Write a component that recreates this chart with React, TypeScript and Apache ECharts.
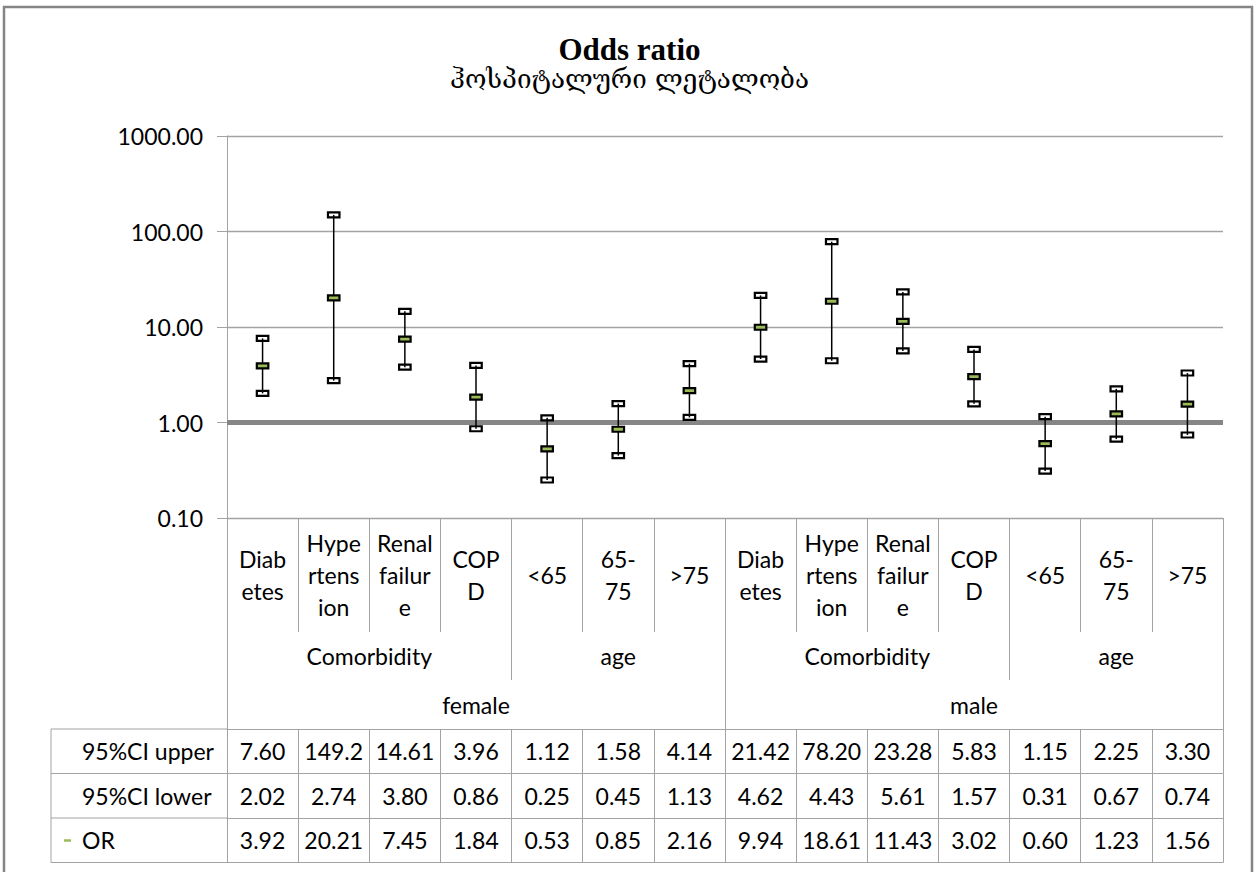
import React, { useEffect, useRef } from "react";
import * as echarts from "echarts";

// Odds ratios with 95% confidence intervals for in-hospital mortality
const categories = [
  "Diabetes", "Hypertension", "Renal failure", "COPD", "<65", "65-75", ">75",
  "Diabetes", "Hypertension", "Renal failure", "COPD", "<65", "65-75", ">75",
];
// category names as they wrap inside the narrow columns
const categoryLines = [
  "Diab\netes", "Hype\nrtens\nion", "Renal\nfailur\ne", "COP\nD", "<65", "65-\n75", ">75",
  "Diab\netes", "Hype\nrtens\nion", "Renal\nfailur\ne", "COP\nD", "<65", "65-\n75", ">75",
];
const groupNames = ["Comorbidity", "age", "Comorbidity", "age"];
const groupSizes = [4, 3, 4, 3];
const sexNames = ["female", "male"];
const sexSizes = [7, 7];

const ciUpper = [7.6, 149.2, 14.61, 3.96, 1.12, 1.58, 4.14, 21.42, 78.2, 23.28, 5.83, 1.15, 2.25, 3.3];
const ciLower = [2.02, 2.74, 3.8, 0.86, 0.25, 0.45, 1.13, 4.62, 4.43, 5.61, 1.57, 0.31, 0.67, 0.74];
const oddsRatio = [3.92, 20.21, 7.45, 1.84, 0.53, 0.85, 2.16, 9.94, 18.61, 11.43, 3.02, 0.6, 1.23, 1.56];

const rowNames = ["95%CI upper", "95%CI lower", "OR"];
const rowValues = [ciUpper, ciLower, oddsRatio];

const yMin = 0.1;
const yMax = 1000;
const referenceValue = 1;

const FONT = "Lato, 'Open Sans', sans-serif";
const TEXT = "#000000";
const RULE = "#A3A3A3";
const OR_GREEN = "#9BBB59";

// layout (pixels)
const W = 1259;
const H = 872;
const plotLeft = 227;
const plotTop = 136;
const plotWidth = 996;
const plotHeight = 382;
const plotBottom = plotTop + plotHeight;
const level1 = 114;
const level2 = 162;
const level3 = 211;
const rowH = 44.5;
const tableLeft = 51;
const textSize = 23;

// cell text is cut to the width of the cell, five characters
const cellText = (v: number) => {
  const s = v.toFixed(2);
  return s.length > 5 ? s.slice(0, 5) : s;
};

function spans(sizes: number[]) {
  const bounds = [0];
  const centers: number[] = [];
  sizes.forEach((s) => {
    const start = bounds[bounds.length - 1];
    centers.push(start + s / 2);
    bounds.push(start + s);
  });
  return { bounds, centers };
}

const labelStyle = {
  fontFamily: FONT,
  fontSize: textSize,
  color: TEXT,
};

function groupAxis(names: string[], sizes: number[], tickLen: number, labelMargin: number) {
  const { bounds, centers } = spans(sizes);
  return {
    type: "value",
    position: "bottom",
    min: 0,
    max: categories.length,
    axisLine: { show: false },
    splitLine: { show: false },
    axisTick: {
      show: true,
      customValues: bounds,
      length: tickLen,
      lineStyle: { color: RULE, width: 1 },
    },
    axisLabel: {
      ...labelStyle,
      customValues: centers,
      margin: labelMargin,
      verticalAlign: "middle",
      formatter: (v: number) => {
        const k = centers.findIndex((c) => Math.abs(c - v) < 1e-6);
        return k >= 0 ? names[k] : "";
      },
    },
  };
}

function tableRowAxis(values: number[], r: number) {
  return {
    type: "category",
    position: "bottom",
    data: categories,
    offset: level3 + r * rowH,
    boundaryGap: true,
    axisLine: { show: true, lineStyle: { color: RULE, width: 1 } },
    axisTick: {
      show: true,
      interval: 0,
      length: rowH,
      alignWithLabel: false,
      lineStyle: { color: RULE, width: 1 },
    },
    axisLabel: {
      ...labelStyle,
      interval: 0,
      margin: rowH / 2,
      verticalAlign: "middle",
      formatter: (_v: string, i: number) => cellText(values[i]),
    },
    splitLine: { show: false },
  };
}

function buildOption() {
  const xAxes: any[] = [
    {
      type: "category",
      position: "bottom",
      data: categories,
      boundaryGap: true,
      axisLine: { show: true, lineStyle: { color: RULE, width: 1 } },
      axisTick: {
        show: true,
        interval: 0,
        length: level1,
        alignWithLabel: false,
        lineStyle: { color: RULE, width: 1 },
      },
      axisLabel: {
        ...labelStyle,
        interval: 0,
        margin: level1 / 2,
        verticalAlign: "middle",
        lineHeight: 32,
        formatter: (_v: string, i: number) => categoryLines[i],
      },
      splitLine: { show: false },
    },
    groupAxis(groupNames, groupSizes, level2, (level1 + level2) / 2),
    groupAxis(sexNames, sexSizes, level3, (level2 + level3) / 2),
    ...rowValues.map((vals, r) => tableRowAxis(vals, r)),
    {
      type: "category",
      position: "bottom",
      data: categories,
      offset: level3 + rowValues.length * rowH,
      axisLine: { show: true, lineStyle: { color: RULE, width: 1 } },
      axisTick: { show: false },
      axisLabel: { show: false },
      splitLine: { show: false },
    },
  ];

  const tableTop = plotBottom + level3;
  const headerGraphics: any[] = [];
  for (let r = 0; r <= rowNames.length; r++) {
    const y = tableTop + r * rowH;
    headerGraphics.push({
      type: "line",
      shape: { x1: tableLeft, y1: y, x2: plotLeft, y2: y },
      style: { stroke: RULE, lineWidth: 1 },
    });
  }
  headerGraphics.push({
    type: "line",
    shape: { x1: tableLeft, y1: tableTop, x2: tableLeft, y2: tableTop + rowNames.length * rowH },
    style: { stroke: RULE, lineWidth: 1 },
  });
  rowNames.forEach((name, r) => {
    headerGraphics.push({
      type: "text",
      x: tableLeft + 31,
      y: tableTop + r * rowH + rowH / 2,
      style: {
        text: name,
        fontFamily: FONT,
        fontSize: textSize,
        fill: TEXT,
        textAlign: "left",
        textVerticalAlign: "middle",
      },
    });
  });
  // legend key for the OR marker
  headerGraphics.push({
    type: "rect",
    shape: {
      x: tableLeft + 13,
      y: tableTop + (rowNames.length - 1) * rowH + rowH / 2 - 1,
      width: 7,
      height: 2.5,
    },
    style: { fill: OR_GREEN },
  });

  return {
    animation: false,
    backgroundColor: "#ffffff",
    title: {
      left: "center",
      top: 27,
      text: "Odds ratio",
      subtext: "ჰოსპიტალური ლეტალობა",
      itemGap: 0,
      textStyle: {
        fontFamily: "'Liberation Serif', 'DejaVu Serif', serif",
        fontWeight: "bold",
        fontSize: 31,
        lineHeight: 34,
        color: TEXT,
      },
      subtextStyle: {
        fontFamily: "'DejaVu Serif', 'DejaVu Sans', serif",
        fontSize: 26,
        lineHeight: 26,
        color: TEXT,
      },
    },
    grid: { left: plotLeft, top: plotTop, width: plotWidth, height: plotHeight },
    xAxis: xAxes,
    yAxis: {
      type: "log",
      logBase: 10,
      min: yMin,
      max: yMax,
      axisLine: { show: true, lineStyle: { color: RULE, width: 1 } },
      axisTick: { show: true, length: 10, lineStyle: { color: RULE, width: 1 } },
      splitLine: { show: true, lineStyle: { color: RULE, width: 1.3 } },
      axisLabel: {
        ...labelStyle,
        margin: 24,
        formatter: (v: number) => Number(v).toFixed(2),
      },
    },
    series: [
      {
        type: "custom",
        xAxisIndex: 0,
        yAxisIndex: 0,
        z: 3,
        data: categories.map((_c, i) => [i, ciLower[i], ciUpper[i], oddsRatio[i]]),
        encode: { x: 0, y: [1, 2, 3] },
        renderItem: (_params: any, api: any) => {
          const i = api.value(0);
          const pLow = api.coord([i, api.value(1)]);
          const pHigh = api.coord([i, api.value(2)]);
          const pOr = api.coord([i, api.value(3)]);
          const cw = 11.5;
          const ch = 5;
          const cap = (p: number[], fill: string) => ({
            type: "rect",
            shape: { x: p[0] - cw / 2, y: p[1] - ch / 2, width: cw, height: ch },
            style: { fill, stroke: "#000", lineWidth: 2.2 },
          });
          return {
            type: "group",
            children: [
              {
                type: "line",
                shape: { x1: pHigh[0], y1: pHigh[1], x2: pLow[0], y2: pLow[1] },
                style: { stroke: "#000", lineWidth: 1.5 },
              },
              cap(pHigh, "none"),
              cap(pLow, "none"),
              cap(pOr, OR_GREEN),
            ],
          };
        },
        markLine: {
          silent: true,
          z: 1,
          symbol: ["none", "none"],
          label: { show: false },
          lineStyle: { color: "#868686", width: 5, type: "solid" },
          data: [{ yAxis: referenceValue }],
        },
      },
    ],
    graphic: [
      {
        type: "rect",
        shape: { x: 4, y: 7, width: 1248, height: 870 },
        style: { fill: "none", stroke: "#858585", lineWidth: 2.5 },
        z: 0,
      },
      ...headerGraphics,
    ],
  };
}

export default function App() {
  const ref = useRef<HTMLDivElement>(null);
  useEffect(() => {
    if (!ref.current) return;
    const chart = echarts.init(ref.current, undefined, { renderer: "svg", width: W, height: H });
    chart.setOption(buildOption() as any);
    return () => chart.dispose();
  }, []);
  return (
    <div
      ref={ref}
      style={{ position: "absolute", left: 0, top: 0, width: W, height: H, background: "#fff" }}
    />
  );
}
---
AIM: Repeat, exactly and in full, each line from the start of the data to the line that contains "import * as". Pictures do not go in.

FINAL RESULT:
Write a component that recreates this chart with React, TypeScript and Apache ECharts.
import React, { useEffect, useRef } from "react";
import * as echarts from "echarts";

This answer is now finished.